関東大震災 2

 昨日の続きです。

 そうした状態も何とか落ち着き、復興へ向けて遺体やがれきの処理やバラック小屋を建てるなどといった作業が始まります。しかしながら、遺体やがれきだけでなく、人の糞尿の処理も大変だったようです。生き残ったか方々皆必死で、もうトイレなんて探している状態ではなく、誰かが見ていることも憚らず、そこら中で用を足していたとのことでした。また、遺体処理も大変な作業で、高額な日当を募集をかけると、トイレの汲み取り作業を行っている人がそちらに流れてしまい、更に糞尿の処理が後手に回ってしまったとのことでした。死体と汚物の話ばかりで読んでいて気が滅入るばかりでしたが、これも現代だから無いとは言えない現実ですから頭に入れておくに越したことはありません。

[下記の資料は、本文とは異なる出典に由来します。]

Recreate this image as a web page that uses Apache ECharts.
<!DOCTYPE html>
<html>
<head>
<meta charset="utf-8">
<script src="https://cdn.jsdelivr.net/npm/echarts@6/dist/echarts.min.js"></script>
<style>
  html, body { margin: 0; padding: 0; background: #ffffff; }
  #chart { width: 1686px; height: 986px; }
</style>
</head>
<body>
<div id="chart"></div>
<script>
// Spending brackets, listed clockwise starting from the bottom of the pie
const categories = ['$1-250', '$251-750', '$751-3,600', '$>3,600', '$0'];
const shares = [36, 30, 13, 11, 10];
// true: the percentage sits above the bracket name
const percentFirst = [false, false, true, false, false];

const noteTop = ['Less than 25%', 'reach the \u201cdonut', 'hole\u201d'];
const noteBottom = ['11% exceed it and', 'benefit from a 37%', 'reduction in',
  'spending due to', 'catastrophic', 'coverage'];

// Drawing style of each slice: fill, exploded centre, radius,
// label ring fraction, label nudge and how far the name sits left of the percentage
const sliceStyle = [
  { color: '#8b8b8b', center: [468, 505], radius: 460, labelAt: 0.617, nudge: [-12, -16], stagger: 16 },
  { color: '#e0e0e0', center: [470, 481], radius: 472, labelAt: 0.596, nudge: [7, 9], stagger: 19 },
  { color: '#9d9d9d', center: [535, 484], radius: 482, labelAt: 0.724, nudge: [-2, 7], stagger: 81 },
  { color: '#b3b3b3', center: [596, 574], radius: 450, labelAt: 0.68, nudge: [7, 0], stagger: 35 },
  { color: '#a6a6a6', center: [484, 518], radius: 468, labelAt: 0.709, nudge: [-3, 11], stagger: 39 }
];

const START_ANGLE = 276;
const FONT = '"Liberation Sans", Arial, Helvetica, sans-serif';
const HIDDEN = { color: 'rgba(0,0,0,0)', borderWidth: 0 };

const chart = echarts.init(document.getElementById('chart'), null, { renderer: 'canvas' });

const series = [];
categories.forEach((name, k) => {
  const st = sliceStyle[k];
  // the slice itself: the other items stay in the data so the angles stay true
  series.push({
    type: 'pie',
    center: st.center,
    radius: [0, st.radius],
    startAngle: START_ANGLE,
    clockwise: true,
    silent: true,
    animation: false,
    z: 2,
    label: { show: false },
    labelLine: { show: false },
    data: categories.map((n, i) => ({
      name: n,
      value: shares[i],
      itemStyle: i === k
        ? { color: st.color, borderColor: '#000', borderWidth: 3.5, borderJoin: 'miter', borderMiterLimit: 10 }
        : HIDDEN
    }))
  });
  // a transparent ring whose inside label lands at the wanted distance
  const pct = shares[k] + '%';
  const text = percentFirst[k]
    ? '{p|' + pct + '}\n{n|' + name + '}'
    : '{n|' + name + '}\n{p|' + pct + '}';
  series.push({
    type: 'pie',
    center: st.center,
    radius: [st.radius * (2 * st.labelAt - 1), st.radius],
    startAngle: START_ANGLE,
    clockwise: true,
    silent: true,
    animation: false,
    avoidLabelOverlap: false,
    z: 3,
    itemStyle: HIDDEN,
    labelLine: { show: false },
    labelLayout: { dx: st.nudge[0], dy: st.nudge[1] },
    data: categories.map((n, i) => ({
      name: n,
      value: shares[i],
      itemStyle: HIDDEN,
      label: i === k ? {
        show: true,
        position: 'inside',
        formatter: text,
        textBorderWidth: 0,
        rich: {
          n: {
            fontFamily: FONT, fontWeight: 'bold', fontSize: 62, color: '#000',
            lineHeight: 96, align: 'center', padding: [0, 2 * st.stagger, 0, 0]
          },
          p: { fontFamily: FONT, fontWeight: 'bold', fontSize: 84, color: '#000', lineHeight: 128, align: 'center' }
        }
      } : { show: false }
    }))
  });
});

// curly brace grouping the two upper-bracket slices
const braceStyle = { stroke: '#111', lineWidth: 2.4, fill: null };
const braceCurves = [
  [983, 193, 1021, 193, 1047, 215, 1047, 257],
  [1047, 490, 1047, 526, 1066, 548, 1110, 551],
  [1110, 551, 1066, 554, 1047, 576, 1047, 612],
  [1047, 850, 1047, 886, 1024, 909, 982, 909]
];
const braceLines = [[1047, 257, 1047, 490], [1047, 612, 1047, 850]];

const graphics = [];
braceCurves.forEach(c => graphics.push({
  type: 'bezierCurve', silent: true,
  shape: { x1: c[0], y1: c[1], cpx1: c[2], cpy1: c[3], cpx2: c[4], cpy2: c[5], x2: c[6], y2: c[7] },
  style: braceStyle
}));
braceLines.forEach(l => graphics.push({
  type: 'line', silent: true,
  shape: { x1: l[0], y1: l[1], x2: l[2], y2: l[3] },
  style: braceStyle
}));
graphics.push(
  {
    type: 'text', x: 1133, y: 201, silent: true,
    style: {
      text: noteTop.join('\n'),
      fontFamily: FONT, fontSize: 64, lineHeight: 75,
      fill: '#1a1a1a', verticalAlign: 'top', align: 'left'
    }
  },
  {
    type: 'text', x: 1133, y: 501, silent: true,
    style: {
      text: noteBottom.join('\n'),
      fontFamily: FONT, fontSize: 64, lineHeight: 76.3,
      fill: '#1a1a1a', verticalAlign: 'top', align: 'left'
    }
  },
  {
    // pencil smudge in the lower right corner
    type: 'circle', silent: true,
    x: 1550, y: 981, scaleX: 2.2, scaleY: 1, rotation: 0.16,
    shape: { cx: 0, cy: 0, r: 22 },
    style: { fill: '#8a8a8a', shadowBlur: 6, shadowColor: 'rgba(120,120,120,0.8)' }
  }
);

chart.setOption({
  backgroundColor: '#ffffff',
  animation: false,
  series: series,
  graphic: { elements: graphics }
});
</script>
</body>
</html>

 また各国から救済の気運が高まり、9月10日にはアメリカ、イギリスが軍艦に食糧、木材、燃料等を満載して品川沖に到着、ヨーロッパ各国の船もそれに続きたそうです。また、アメリカでは二週間で八百万ドルもの募金が集まったともありました。そうした中で、当時の戒厳司令部は、ロシアからの救援物資は受け取ることを拒み、退去を指令したということです。それだけ社会主義運動を警戒していたのでしょう。今のザルみたいな入管とは比べ物になりません。

 大森博士は震災時、オーストラリアにいたのですが、体調不良を感じながらも任務を果たして10月に帰国します。地震が起きるといった今村助教授と、それによる騒ぎを鎮めた大森博士の間には溝ができており、大森博士は関東大震災について責任を感じていると発言します。また、体調不良は脳腫瘍だったため、死期を悟った大森博士は、今村助教授が関東大震災を予測したことについて評価し、自らの役職の後任に据えます。これにより二人の溝は埋まり、大森博士は「後藤子爵に、思い切った復興計画を立てるように伝えてくれ」と言い残します。後藤新平氏が復興大臣に就任したのは大森博士のお陰だったのですね。

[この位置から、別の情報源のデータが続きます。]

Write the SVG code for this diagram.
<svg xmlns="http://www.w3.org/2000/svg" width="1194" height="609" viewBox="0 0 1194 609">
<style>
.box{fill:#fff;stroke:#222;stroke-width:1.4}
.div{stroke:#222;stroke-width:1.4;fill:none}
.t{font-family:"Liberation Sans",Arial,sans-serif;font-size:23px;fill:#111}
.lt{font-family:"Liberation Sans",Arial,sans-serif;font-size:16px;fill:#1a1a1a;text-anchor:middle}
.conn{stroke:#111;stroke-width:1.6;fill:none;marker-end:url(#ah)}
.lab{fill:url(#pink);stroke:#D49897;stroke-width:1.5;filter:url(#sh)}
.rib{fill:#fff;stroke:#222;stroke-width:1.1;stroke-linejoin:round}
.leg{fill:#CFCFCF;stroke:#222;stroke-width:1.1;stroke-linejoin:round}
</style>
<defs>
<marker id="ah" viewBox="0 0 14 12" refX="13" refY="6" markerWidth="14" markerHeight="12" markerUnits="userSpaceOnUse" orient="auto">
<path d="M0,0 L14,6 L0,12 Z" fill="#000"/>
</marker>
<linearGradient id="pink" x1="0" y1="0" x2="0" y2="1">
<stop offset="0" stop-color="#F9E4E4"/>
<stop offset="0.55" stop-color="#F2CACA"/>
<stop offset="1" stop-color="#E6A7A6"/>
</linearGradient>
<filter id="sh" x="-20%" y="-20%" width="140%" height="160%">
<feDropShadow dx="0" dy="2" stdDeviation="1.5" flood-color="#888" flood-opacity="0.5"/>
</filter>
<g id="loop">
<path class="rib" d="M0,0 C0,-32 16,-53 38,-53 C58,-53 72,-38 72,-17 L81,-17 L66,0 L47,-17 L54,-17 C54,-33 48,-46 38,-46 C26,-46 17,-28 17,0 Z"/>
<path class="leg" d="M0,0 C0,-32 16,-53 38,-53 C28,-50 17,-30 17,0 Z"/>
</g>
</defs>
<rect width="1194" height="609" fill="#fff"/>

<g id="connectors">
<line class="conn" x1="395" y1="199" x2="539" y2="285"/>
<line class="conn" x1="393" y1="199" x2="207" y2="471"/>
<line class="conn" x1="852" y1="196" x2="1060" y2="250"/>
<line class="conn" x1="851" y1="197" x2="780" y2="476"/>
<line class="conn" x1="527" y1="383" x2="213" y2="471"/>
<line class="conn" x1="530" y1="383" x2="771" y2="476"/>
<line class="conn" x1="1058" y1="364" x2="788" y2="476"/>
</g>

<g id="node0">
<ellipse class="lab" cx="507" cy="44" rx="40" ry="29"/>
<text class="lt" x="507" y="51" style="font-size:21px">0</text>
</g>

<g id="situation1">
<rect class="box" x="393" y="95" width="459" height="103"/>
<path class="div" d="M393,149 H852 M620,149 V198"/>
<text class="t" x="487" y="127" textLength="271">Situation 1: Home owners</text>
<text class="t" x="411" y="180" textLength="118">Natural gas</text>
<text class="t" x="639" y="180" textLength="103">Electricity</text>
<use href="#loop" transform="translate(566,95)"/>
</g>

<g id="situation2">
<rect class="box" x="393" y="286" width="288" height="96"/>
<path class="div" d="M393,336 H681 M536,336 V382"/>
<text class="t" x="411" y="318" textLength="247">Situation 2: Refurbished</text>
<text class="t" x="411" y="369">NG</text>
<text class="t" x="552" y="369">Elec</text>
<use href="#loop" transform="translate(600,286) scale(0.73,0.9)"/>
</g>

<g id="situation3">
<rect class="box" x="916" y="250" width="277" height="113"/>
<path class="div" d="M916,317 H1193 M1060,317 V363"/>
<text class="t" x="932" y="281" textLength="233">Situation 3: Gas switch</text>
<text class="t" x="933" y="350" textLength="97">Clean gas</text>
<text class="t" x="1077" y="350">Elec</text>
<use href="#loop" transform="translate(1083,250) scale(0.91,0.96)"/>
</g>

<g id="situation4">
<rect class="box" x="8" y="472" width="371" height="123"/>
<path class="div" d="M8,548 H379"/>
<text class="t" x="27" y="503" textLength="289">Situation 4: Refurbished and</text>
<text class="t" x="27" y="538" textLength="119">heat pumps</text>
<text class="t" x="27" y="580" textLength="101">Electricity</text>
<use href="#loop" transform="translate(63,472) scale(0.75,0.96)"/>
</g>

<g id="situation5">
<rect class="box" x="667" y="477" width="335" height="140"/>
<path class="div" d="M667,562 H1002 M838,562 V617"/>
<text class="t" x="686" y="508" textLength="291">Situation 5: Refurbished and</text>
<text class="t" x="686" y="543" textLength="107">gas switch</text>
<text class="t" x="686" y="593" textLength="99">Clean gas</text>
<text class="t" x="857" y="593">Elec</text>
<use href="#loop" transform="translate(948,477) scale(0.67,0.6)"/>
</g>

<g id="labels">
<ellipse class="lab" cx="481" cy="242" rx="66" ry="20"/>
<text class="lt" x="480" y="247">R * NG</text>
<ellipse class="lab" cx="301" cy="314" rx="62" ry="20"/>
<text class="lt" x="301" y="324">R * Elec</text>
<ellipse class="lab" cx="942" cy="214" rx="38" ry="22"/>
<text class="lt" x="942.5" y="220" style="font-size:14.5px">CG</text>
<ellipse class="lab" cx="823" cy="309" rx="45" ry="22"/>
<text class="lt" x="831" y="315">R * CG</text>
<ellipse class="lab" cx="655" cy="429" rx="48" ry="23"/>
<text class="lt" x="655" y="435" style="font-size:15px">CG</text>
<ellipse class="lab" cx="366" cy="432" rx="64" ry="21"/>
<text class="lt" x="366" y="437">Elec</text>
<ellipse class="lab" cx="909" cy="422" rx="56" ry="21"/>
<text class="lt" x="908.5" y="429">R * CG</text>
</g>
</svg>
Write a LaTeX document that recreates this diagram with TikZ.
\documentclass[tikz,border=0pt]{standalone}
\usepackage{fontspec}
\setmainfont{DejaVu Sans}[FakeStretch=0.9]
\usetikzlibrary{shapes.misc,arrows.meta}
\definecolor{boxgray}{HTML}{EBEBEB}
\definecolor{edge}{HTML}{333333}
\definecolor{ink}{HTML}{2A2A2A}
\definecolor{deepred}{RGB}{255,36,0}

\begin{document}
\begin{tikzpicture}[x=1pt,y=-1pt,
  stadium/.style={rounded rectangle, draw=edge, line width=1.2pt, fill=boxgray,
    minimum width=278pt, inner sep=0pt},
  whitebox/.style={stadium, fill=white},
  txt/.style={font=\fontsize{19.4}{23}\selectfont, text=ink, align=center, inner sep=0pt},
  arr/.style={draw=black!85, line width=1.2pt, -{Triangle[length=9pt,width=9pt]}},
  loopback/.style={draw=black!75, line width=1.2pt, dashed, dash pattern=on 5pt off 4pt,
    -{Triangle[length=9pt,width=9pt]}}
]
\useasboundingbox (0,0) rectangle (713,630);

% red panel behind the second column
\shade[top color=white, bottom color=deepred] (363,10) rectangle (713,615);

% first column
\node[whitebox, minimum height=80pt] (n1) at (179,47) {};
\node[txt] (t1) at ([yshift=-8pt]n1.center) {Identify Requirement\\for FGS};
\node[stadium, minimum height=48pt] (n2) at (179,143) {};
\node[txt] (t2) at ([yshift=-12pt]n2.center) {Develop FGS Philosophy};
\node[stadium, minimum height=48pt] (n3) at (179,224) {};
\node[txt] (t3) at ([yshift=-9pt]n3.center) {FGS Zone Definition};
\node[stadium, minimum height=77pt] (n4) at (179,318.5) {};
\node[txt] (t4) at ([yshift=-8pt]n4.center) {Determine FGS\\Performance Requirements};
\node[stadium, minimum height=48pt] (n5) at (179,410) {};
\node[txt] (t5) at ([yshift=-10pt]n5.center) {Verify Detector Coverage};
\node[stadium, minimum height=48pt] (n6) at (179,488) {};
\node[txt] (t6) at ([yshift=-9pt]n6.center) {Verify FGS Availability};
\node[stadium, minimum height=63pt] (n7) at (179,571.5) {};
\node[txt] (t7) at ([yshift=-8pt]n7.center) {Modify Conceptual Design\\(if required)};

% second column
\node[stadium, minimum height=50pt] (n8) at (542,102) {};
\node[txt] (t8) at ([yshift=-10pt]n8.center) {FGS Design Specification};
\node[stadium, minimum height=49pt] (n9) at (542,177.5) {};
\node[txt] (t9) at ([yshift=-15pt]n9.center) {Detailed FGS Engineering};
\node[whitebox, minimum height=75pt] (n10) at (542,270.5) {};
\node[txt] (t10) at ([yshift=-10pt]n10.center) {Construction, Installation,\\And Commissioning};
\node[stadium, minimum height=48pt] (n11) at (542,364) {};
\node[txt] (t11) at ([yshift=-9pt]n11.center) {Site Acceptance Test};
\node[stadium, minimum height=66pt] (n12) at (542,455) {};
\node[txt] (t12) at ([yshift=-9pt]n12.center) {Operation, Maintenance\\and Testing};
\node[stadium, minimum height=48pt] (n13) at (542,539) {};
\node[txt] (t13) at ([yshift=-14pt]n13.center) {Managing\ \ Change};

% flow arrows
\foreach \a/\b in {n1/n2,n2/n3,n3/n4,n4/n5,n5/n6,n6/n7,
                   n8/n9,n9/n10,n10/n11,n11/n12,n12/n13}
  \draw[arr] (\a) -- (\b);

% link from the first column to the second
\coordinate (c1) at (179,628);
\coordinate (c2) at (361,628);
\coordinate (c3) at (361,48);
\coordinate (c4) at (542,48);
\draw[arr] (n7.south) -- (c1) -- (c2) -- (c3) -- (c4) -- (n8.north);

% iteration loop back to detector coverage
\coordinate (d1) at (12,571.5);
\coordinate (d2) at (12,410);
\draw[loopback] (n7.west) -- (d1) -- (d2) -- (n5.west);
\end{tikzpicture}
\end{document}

 大森博士亡き後、第一人者となった今村ですが、「今度は大阪」みたいなことを言ってしまい、またしても同じような過ちを犯してしまいます。何をやってんだかと思いましたが、「今村は、生真面目な性格であり、一般庶民の心の動きをとらえることは不得手であった。」ともあり、自分とも重なるような感じがして、憎めないとともに、自嘲的な気持ちになりました。

 この後、後藤新平の本を探します。